**Prompt:**
Go through the data below. List every line that holds the word "with".

**Material provided:**
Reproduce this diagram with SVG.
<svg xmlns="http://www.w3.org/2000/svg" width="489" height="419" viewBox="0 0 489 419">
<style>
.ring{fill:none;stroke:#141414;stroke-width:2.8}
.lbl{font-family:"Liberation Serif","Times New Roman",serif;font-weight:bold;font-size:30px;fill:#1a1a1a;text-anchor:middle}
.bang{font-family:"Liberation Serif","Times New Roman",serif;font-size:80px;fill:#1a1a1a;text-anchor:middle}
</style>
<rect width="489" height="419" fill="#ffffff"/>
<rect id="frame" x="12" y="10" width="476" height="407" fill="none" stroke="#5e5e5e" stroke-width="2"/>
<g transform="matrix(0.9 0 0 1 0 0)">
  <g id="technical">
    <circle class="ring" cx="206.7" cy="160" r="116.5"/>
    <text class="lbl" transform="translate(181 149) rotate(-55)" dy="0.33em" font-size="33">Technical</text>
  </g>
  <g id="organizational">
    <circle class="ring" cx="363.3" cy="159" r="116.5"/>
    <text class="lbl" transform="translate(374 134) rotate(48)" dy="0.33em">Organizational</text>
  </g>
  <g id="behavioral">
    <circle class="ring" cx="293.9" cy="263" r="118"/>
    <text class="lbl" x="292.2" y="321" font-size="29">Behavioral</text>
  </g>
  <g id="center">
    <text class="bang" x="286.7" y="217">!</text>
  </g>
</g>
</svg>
...
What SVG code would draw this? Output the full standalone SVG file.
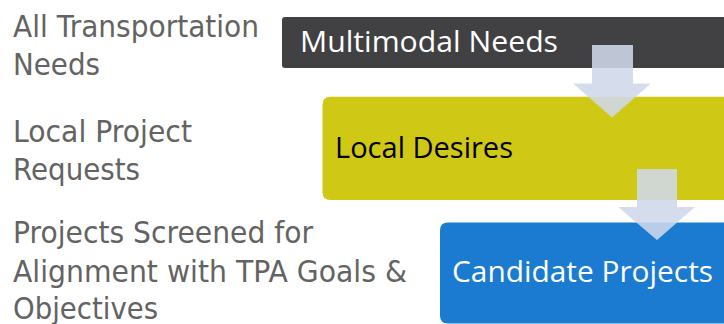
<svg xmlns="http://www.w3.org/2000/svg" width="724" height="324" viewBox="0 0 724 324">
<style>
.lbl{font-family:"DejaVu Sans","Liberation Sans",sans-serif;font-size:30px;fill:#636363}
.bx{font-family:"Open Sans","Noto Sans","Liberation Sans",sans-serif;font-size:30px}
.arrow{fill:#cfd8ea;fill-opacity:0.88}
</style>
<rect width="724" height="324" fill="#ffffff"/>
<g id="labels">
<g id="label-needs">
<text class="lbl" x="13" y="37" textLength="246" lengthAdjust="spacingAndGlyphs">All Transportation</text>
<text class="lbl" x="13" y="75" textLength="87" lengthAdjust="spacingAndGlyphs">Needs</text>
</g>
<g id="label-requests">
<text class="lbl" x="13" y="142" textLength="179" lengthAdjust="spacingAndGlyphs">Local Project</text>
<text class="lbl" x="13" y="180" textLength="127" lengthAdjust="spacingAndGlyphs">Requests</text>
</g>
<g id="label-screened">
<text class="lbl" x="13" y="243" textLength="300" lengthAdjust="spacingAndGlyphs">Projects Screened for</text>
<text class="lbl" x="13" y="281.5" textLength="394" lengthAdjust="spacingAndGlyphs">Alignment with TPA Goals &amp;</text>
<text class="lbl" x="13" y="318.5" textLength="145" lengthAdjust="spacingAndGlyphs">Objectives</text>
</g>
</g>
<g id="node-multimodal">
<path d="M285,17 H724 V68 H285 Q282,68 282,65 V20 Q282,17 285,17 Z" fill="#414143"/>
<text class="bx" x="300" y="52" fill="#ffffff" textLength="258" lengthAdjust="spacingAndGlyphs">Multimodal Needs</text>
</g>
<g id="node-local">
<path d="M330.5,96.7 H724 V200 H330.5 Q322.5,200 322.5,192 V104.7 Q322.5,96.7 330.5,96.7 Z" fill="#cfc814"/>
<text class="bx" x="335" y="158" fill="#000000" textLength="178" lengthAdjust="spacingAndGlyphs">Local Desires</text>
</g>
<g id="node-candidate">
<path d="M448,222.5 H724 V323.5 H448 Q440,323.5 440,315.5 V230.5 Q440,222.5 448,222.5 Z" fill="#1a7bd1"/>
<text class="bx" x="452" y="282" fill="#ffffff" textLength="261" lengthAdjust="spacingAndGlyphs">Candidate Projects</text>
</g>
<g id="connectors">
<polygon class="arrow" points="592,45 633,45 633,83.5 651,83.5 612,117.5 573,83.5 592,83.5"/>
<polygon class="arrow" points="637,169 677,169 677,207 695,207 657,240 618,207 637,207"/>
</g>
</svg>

**Response to this exercise:**
Reproduce this diagram with SVG.
<text class="lbl" x="13" y="281.5" textLength="394" lengthAdjust="spacingAndGlyphs">Alignment with TPA Goals &amp;</text>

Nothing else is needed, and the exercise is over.